PROVIDED ENTRIES:
◆ ◆ ◆ ◆

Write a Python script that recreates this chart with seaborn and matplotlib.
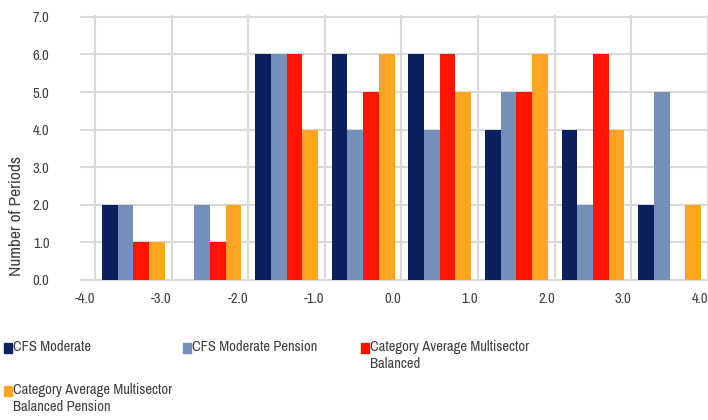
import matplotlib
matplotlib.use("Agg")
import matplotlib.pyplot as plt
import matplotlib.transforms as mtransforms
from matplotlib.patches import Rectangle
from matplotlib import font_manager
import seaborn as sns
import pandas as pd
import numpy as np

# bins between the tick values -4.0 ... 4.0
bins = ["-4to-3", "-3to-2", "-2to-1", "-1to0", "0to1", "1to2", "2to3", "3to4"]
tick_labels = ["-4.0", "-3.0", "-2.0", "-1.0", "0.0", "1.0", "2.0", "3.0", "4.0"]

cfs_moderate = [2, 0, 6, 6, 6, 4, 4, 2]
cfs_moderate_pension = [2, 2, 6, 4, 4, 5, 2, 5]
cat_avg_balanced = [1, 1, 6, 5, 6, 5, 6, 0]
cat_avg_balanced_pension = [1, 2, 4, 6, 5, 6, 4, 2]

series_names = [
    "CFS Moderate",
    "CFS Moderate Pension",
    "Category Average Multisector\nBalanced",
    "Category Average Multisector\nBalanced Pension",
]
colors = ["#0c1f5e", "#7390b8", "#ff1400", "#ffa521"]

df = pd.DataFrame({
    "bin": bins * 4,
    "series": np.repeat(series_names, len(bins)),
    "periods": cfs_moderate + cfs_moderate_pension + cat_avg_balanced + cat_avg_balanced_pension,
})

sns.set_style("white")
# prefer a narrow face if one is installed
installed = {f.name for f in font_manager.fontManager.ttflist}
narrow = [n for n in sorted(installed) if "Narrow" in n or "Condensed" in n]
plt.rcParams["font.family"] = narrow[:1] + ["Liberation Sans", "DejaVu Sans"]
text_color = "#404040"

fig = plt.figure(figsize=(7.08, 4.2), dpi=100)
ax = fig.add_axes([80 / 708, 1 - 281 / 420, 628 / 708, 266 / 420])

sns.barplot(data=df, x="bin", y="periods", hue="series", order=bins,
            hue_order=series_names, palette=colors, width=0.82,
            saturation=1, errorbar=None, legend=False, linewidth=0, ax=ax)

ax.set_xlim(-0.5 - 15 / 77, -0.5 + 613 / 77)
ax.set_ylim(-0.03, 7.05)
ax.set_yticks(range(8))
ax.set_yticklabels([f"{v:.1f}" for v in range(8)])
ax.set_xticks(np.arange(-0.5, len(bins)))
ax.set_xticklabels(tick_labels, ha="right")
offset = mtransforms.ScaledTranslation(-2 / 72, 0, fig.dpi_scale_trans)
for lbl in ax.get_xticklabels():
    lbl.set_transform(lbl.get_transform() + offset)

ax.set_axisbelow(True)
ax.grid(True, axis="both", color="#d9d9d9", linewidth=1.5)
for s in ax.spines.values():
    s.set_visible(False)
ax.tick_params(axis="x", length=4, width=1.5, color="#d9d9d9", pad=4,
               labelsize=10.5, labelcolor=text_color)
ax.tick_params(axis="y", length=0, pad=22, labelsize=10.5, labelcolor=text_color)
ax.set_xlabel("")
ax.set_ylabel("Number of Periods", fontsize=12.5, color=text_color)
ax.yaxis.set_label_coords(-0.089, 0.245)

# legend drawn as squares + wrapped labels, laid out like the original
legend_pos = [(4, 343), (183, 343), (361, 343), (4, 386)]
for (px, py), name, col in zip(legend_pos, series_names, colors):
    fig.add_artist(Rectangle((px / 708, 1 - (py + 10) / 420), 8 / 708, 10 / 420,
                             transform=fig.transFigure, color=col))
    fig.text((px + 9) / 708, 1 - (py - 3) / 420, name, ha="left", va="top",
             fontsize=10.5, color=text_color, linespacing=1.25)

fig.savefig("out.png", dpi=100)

◆ ◆ ◆ ◆

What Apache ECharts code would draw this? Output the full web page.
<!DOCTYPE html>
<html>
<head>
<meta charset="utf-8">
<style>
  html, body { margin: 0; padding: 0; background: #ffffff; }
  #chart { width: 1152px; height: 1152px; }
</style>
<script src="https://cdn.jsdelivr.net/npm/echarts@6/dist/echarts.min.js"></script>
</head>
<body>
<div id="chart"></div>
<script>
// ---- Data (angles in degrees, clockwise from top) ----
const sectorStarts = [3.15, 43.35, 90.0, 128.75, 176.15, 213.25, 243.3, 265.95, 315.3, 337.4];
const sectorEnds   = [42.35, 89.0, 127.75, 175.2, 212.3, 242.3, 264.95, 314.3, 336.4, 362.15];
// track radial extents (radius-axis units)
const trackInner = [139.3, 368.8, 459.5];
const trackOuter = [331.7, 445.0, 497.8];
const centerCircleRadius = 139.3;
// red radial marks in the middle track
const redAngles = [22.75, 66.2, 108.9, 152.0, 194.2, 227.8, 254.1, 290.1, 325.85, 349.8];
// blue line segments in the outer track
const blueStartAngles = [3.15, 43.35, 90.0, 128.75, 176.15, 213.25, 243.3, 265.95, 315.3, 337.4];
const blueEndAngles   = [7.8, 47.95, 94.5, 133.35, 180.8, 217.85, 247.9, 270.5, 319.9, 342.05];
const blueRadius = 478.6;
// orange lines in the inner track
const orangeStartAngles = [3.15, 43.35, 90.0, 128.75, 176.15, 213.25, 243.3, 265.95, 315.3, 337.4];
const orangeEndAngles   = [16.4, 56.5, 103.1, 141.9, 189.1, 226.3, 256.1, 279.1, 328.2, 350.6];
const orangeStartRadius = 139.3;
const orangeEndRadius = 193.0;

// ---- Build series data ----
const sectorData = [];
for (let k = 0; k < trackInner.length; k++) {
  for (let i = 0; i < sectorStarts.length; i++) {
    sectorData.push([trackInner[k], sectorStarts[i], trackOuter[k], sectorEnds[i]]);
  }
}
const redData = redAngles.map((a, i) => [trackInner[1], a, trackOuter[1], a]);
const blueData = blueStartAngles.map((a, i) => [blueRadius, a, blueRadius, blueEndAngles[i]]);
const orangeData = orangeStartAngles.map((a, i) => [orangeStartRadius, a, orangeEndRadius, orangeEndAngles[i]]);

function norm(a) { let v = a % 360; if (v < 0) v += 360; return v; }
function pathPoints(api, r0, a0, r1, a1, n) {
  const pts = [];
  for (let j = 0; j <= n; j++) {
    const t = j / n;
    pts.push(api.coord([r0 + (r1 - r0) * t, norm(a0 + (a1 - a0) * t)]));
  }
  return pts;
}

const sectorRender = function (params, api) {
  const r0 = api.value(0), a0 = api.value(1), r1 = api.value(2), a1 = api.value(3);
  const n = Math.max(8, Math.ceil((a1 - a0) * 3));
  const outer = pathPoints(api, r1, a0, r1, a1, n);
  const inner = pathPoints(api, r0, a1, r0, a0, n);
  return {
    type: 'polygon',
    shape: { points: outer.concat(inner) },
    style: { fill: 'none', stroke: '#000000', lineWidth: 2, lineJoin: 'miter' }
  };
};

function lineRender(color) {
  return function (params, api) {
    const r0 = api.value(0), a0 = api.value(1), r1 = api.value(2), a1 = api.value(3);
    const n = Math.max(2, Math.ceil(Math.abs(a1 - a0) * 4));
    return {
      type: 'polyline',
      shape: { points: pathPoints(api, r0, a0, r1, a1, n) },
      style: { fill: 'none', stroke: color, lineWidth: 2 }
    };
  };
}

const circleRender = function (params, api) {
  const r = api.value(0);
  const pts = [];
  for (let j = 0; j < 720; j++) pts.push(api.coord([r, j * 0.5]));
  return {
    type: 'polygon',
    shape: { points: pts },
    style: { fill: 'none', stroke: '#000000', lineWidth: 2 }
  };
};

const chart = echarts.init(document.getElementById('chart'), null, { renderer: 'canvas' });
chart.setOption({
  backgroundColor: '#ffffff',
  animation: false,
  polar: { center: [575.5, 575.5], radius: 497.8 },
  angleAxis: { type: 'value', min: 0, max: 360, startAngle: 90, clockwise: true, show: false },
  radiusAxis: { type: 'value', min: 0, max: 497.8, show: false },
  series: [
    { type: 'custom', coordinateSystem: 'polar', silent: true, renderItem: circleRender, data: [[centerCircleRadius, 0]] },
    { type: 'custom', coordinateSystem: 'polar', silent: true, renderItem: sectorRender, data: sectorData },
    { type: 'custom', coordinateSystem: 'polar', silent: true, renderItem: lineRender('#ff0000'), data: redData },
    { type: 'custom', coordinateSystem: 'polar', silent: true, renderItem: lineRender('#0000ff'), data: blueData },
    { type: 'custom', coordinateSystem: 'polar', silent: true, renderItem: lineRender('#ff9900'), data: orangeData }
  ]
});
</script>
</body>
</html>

◆ ◆ ◆ ◆

WHAT IS REQUIRED:
Repeat, with no pictures, exactly the lines from the one containing "Write a Python" through the one containing "cat_avg_balanced_pension = [1, 2, 4, 6, 5, 6, 4, 2]", the first and last included.

FINAL ANSWER:
Write a Python script that recreates this chart with seaborn and matplotlib.
import matplotlib
matplotlib.use("Agg")
import matplotlib.pyplot as plt
import matplotlib.transforms as mtransforms
from matplotlib.patches import Rectangle
from matplotlib import font_manager
import seaborn as sns
import pandas as pd
import numpy as np

# bins between the tick values -4.0 ... 4.0
bins = ["-4to-3", "-3to-2", "-2to-1", "-1to0", "0to1", "1to2", "2to3", "3to4"]
tick_labels = ["-4.0", "-3.0", "-2.0", "-1.0", "0.0", "1.0", "2.0", "3.0", "4.0"]

cfs_moderate = [2, 0, 6, 6, 6, 4, 4, 2]
cfs_moderate_pension = [2, 2, 6, 4, 4, 5, 2, 5]
cat_avg_balanced = [1, 1, 6, 5, 6, 5, 6, 0]
cat_avg_balanced_pension = [1, 2, 4, 6, 5, 6, 4, 2]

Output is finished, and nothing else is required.